Posted May 27, 2021 - 11:07 MDT
Monitoring
Summit has been returned to service, and access to Summit storage has been restored.

Significant work was required to perform sufficient consistency checks necessary to fulfill safeguards present in both the block storage and clustered filesystem storage that makes up the Summit storage stack. But no errors have been detected, a great deal of data has been read from Summit storage as a proof-of-fitness test, and significant writes have also been performed for proof-of-fitness.

We believe that these failures are a result of a failure the SFA storage hardware encountered over the week end; more specifically, a failure of the SFA platform to appropriately accommodate the recovery activity performed Monday morning under direction from upstream vendor support.
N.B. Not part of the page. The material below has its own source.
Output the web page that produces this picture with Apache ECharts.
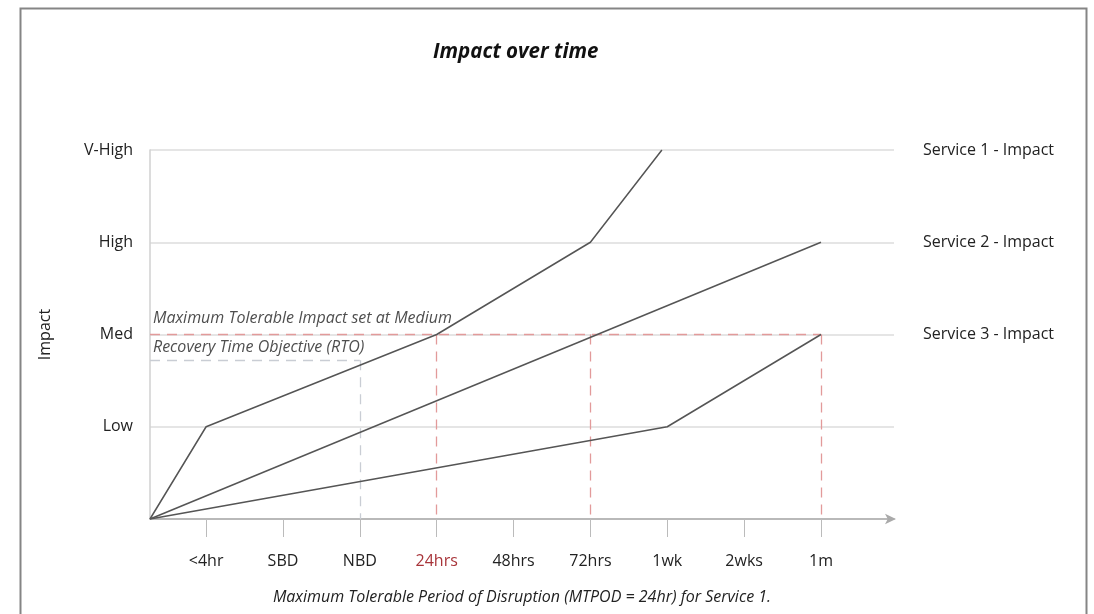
<!DOCTYPE html>
<html>
<head>
<meta charset="utf-8">
<style>
html,body{margin:0;padding:0;background:#fff;}
#chart{width:1094px;height:614px;}
</style>
<script src="https://cdn.jsdelivr.net/npm/echarts@6/dist/echarts.min.js"></script>
</head>
<body>
<div id="chart"></div>
<script>
// ---- data ----
var xLabels = ['<4hr', 'SBD', 'NBD', '24hrs', '48hrs', '72hrs', '1wk', '2wks', '1m'];
var xTickIdx = [0, 1, 2, 3, 4, 5, 6, 7, 8];
var yLabels = ['', 'Low', 'Med', 'High', 'V-High'];
var rightLabels = ['', '', 'Service 3 - Impact', 'Service 2 - Impact', 'Service 1 - Impact'];
var X_ORIGIN = -0.73;
var X_END = 8.95;
var service1 = [[X_ORIGIN, 0], [0, 1], [3, 2], [5, 3], [5.93, 4]];
var service2 = [[X_ORIGIN, 0], [8, 3]];
var service3 = [[X_ORIGIN, 0], [6, 1], [8, 2]];
var mtiLevel = 2;          // Medium
var mtiVerticals = [3, 5, 8]; // 24hrs, 72hrs, 1m
var rtoLevel = 1.72;
var rtoX = 2;              // NBD
var highlightLabel = '24hrs';

var FONT = "'Open Sans', 'DejaVu Sans', sans-serif";
var RED = '#e29a9a';
var GRAY_DASH = '#c9cdd4';
var LINE = '#555555';

var redSegs = [[{coord: [X_ORIGIN, mtiLevel]}, {coord: [8, mtiLevel]}]];
mtiVerticals.forEach(function (x) {
  redSegs.push([{coord: [x, mtiLevel]}, {coord: [x, 0]}]);
});
var graySegs = [
  [{coord: [X_ORIGIN, rtoLevel]}, {coord: [rtoX, rtoLevel]}],
  [{coord: [rtoX, rtoLevel]}, {coord: [rtoX, 0]}]
];

function lineSeries(name, data) {
  return {
    name: name, type: 'line', data: data, symbol: 'none', z: 5,
    lineStyle: {color: LINE, width: 1.5}, animation: false
  };
}

var chart = echarts.init(document.getElementById('chart'), null, {renderer: 'canvas'});
chart.setOption({
  animation: false,
  backgroundColor: '#fff',
  textStyle: {fontFamily: FONT},
  title: {
    text: 'Impact over time',
    left: 428, top: 37,
    textStyle: {fontFamily: FONT, fontSize: 20.5, fontWeight: 'bold', fontStyle: 'italic', color: '#111'}
  },
  graphic: [{
    type: 'rect', left: 18, top: 6,
    shape: {width: 1066, height: 640},
    style: {fill: 'none', stroke: '#858585', lineWidth: 2}, silent: true
  }],
  grid: {left: 150, right: 200, top: 150, bottom: 95},
  xAxis: {
    type: 'value', min: X_ORIGIN, max: X_END,
    name: 'Maximum Tolerable Period of Disruption (MTPOD = 24hr) for Service 1.',
    nameLocation: 'middle', nameGap: 70,
    nameTextStyle: {fontFamily: FONT, fontSize: 16, fontStyle: 'italic', color: '#222'},
    axisLine: {show: true, onZero: false, lineStyle: {color: '#aaaaaa', width: 1.5}, symbol: ['none', 'arrow'], symbolSize: [8, 11], symbolOffset: [0, 2]},
    axisTick: {show: true, customValues: xTickIdx, length: 18, lineStyle: {color: '#bbbbbb', width: 1}},
    axisLabel: {
      customValues: xTickIdx, margin: 34, fontSize: 16, fontFamily: FONT,
      formatter: function (v) { return xLabels[Math.round(v)]; },
      color: function (v) { return xLabels[Math.round(v)] === highlightLabel ? '#a8353a' : '#222'; }
    },
    splitLine: {show: false}
  },
  yAxis: [{
    type: 'value', min: 0, max: 4, interval: 1,
    name: 'Impact', nameLocation: 'middle', nameGap: 97, nameRotate: 90,
    nameTextStyle: {fontFamily: FONT, fontSize: 16, color: '#222'},
    axisLine: {show: true, onZero: false, lineStyle: {color: '#d0d0d0', width: 1.5}},
    axisTick: {show: false},
    axisLabel: {margin: 17, fontSize: 16, fontFamily: FONT, color: '#222',
      formatter: function (v) { return yLabels[Math.round(v)]; }},
    splitLine: {show: true, lineStyle: {color: '#dcdcdc', width: 1.5}}
  }, {
    type: 'value', min: 0, max: 4, interval: 1, position: 'right',
    axisLine: {show: false, onZero: false}, axisTick: {show: false}, splitLine: {show: false},
    axisLabel: {margin: 29, fontSize: 16, fontFamily: FONT, color: '#222',
      formatter: function (v) { return rightLabels[Math.round(v)]; }}
  }],
  series: [
    {
      type: 'line', data: [], silent: true, z: 3,
      markLine: {
        silent: true, symbol: 'none', animation: false,
        lineStyle: {color: RED, type: [10, 7], width: 1.3},
        label: {show: false},
        data: redSegs
      }
    },
    {
      type: 'line', data: [], silent: true, z: 3,
      markLine: {
        silent: true, symbol: 'none', animation: false,
        lineStyle: {color: GRAY_DASH, type: [10, 7], width: 1.3},
        label: {show: false},
        data: graySegs
      }
    },
    lineSeries('Service 1 - Impact', service1),
    lineSeries('Service 2 - Impact', service2),
    lineSeries('Service 3 - Impact', service3),
    {
      type: 'scatter', symbolSize: 0, silent: true, z: 6,
      data: [
        {value: [X_ORIGIN, mtiLevel], label: {formatter: 'Maximum Tolerable Impact set at Medium', offset: [0, -16]}},
        {value: [X_ORIGIN, mtiLevel], label: {formatter: 'Recovery Time Objective (RTO)', offset: [0, 13]}}
      ],
      label: {show: true, position: 'right', distance: 3, fontFamily: FONT, fontSize: 16, fontStyle: 'italic', color: '#222'}
    }
  ]
});
</script>
</body>
</html>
We have passed all this information on to them for analysis.
Posted May 04, 2021 - 02:15 MDT
Identified
The problem with Summit storage experienced earlier has reoccurred. We are investigating the root cause of the issue, and will bring it to solution as soon as possible. This may mean Tuesday morning, however.

Summit Slurm has been paused, so no new jobs will attempt to start until this has been resolved.
Posted May 03, 2021 - 22:30 MDT
Monitoring
This outage may have affected all access to /scratch/summit (including compute nodes), and is likely related to maintenance on summit scratch hardware this morning. The underlying issue has been fixed, and we are working with the vendor to understand why an outage occurred.
Posted May 03, 2021 - 14:09 MDT
Investigating
Access to /scratch/summit from RC hosts that are NOT compute nodes (notably the login nodes) is down at the moment. This affects some PetaLibrary allocations as well.
Posted May 03, 2021 - 12:31 MDT
This incident affected: PetaLibrary and RMACC Summit.